* COLLECTED MATERIAL:
# # # # # # #

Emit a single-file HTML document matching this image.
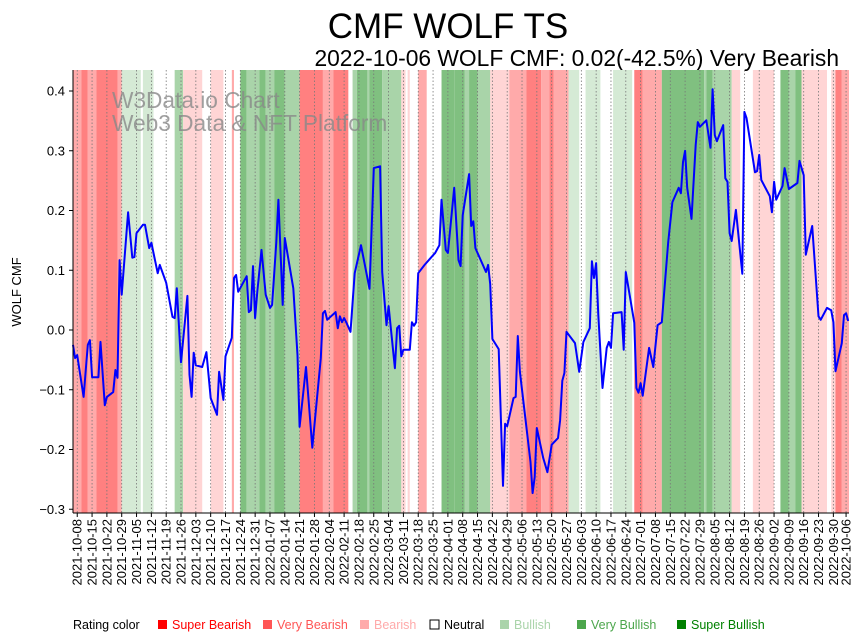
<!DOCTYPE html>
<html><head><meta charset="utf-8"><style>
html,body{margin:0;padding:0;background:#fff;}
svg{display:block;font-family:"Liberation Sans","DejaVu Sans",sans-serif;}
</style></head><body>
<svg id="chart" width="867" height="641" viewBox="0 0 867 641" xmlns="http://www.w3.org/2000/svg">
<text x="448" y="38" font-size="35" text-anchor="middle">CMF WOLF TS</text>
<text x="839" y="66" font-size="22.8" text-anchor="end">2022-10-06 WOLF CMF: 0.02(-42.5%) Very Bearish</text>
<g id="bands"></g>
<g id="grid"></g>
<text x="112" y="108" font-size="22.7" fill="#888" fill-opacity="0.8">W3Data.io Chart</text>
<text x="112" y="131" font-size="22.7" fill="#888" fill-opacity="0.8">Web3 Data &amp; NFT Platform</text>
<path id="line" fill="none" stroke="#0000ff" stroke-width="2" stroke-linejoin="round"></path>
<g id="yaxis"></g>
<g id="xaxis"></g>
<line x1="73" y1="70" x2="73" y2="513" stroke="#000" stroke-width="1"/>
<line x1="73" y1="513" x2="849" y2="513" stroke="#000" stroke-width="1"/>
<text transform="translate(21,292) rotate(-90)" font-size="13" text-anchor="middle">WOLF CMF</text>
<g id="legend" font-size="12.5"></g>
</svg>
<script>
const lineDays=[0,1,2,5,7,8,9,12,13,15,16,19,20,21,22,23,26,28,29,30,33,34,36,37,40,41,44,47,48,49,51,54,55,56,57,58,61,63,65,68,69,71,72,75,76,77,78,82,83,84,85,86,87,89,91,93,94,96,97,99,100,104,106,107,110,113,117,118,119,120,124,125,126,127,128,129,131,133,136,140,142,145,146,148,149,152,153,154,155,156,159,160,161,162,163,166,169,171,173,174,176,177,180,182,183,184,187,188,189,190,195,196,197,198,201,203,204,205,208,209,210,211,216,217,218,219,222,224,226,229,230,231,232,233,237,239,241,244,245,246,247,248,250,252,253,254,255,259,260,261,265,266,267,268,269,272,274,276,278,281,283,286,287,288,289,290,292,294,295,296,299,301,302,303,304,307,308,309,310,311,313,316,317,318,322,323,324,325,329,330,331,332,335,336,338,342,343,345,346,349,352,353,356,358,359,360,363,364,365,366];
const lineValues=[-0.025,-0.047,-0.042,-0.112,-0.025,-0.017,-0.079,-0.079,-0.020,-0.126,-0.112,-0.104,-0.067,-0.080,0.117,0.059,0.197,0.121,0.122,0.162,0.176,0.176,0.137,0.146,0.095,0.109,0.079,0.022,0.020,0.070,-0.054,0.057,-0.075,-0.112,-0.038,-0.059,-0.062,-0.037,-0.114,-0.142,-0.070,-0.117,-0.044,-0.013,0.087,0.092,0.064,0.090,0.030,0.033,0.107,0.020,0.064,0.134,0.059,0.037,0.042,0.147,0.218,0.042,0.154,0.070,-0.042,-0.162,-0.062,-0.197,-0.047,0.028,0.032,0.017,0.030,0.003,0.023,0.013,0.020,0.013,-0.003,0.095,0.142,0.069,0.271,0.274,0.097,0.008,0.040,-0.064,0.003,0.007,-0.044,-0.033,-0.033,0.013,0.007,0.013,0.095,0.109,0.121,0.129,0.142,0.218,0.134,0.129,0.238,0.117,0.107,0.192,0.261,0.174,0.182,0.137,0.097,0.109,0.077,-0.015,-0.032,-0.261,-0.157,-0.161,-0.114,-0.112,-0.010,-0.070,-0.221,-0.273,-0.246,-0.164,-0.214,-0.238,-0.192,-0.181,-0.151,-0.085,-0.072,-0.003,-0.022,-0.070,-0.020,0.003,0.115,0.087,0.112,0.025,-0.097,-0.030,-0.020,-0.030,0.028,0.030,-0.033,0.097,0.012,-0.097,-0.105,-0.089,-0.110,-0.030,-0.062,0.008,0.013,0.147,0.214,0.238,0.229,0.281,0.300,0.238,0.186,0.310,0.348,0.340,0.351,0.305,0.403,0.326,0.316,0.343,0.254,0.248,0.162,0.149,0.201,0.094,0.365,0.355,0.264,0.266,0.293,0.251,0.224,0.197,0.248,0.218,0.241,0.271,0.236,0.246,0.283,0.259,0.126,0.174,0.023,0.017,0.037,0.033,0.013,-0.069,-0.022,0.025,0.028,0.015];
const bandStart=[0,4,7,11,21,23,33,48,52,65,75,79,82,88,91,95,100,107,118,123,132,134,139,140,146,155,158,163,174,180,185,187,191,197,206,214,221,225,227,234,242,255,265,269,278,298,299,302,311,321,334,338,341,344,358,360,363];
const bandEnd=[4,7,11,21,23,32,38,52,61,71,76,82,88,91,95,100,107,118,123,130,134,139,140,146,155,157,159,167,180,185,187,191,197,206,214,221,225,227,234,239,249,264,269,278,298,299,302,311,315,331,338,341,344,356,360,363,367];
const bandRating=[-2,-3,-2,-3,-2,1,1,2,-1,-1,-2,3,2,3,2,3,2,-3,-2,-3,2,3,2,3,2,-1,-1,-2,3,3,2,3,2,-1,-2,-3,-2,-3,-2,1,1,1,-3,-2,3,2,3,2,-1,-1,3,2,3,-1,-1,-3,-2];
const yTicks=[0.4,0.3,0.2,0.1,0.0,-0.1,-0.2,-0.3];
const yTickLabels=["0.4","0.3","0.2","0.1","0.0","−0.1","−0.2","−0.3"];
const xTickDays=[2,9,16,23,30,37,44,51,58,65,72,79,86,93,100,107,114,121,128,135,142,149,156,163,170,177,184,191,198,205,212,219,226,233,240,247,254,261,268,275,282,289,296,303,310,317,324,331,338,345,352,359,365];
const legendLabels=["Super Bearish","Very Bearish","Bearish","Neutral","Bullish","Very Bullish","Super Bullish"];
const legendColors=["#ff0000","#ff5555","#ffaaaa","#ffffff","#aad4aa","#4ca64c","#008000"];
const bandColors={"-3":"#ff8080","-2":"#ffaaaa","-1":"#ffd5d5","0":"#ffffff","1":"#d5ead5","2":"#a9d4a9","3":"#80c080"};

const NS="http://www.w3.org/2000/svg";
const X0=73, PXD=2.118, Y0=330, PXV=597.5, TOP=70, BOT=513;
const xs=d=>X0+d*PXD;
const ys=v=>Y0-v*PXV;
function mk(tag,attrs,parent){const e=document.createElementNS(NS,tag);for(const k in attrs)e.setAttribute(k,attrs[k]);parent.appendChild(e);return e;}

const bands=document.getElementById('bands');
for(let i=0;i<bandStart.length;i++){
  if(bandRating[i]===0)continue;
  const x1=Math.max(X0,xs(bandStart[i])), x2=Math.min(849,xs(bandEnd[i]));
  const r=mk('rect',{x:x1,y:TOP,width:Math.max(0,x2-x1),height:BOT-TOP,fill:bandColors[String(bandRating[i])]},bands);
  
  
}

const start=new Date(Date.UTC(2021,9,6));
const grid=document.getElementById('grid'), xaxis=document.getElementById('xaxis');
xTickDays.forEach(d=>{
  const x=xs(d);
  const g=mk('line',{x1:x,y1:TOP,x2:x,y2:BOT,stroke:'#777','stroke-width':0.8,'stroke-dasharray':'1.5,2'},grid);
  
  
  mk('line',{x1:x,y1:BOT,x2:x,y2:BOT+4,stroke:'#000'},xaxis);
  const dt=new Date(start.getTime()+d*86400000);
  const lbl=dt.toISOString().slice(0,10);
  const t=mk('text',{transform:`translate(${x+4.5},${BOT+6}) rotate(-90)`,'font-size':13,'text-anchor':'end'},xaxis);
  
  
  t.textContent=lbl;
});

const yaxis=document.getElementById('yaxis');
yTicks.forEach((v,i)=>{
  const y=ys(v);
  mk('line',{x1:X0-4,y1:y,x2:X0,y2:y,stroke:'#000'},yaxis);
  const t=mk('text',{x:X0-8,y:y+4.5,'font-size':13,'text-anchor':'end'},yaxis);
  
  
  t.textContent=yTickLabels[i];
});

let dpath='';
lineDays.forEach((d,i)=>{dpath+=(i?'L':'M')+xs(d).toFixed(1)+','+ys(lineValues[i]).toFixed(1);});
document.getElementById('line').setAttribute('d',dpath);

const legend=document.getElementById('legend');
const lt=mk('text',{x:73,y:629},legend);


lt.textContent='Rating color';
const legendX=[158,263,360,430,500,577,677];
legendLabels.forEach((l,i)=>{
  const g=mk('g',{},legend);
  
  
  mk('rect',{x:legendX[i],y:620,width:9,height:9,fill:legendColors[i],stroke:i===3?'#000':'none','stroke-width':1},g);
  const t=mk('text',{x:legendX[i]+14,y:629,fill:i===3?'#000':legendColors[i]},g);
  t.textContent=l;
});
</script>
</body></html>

# # # # # # #

* WHAT IS EXPECTED:
Pick each line holding the word "document" out of the data and copy it.

* WORKED ANSWER:
Emit a single-file HTML document matching this image.
function mk(tag,attrs,parent){const e=document.createElementNS(NS,tag);for(const k in attrs)e.setAttribute(k,attrs[k]);parent.appendChild(e);return e;}
const bands=document.getElementById('bands');
const grid=document.getElementById('grid'), xaxis=document.getElementById('xaxis');
const yaxis=document.getElementById('yaxis');
document.getElementById('line').setAttribute('d',dpath);
const legend=document.getElementById('legend');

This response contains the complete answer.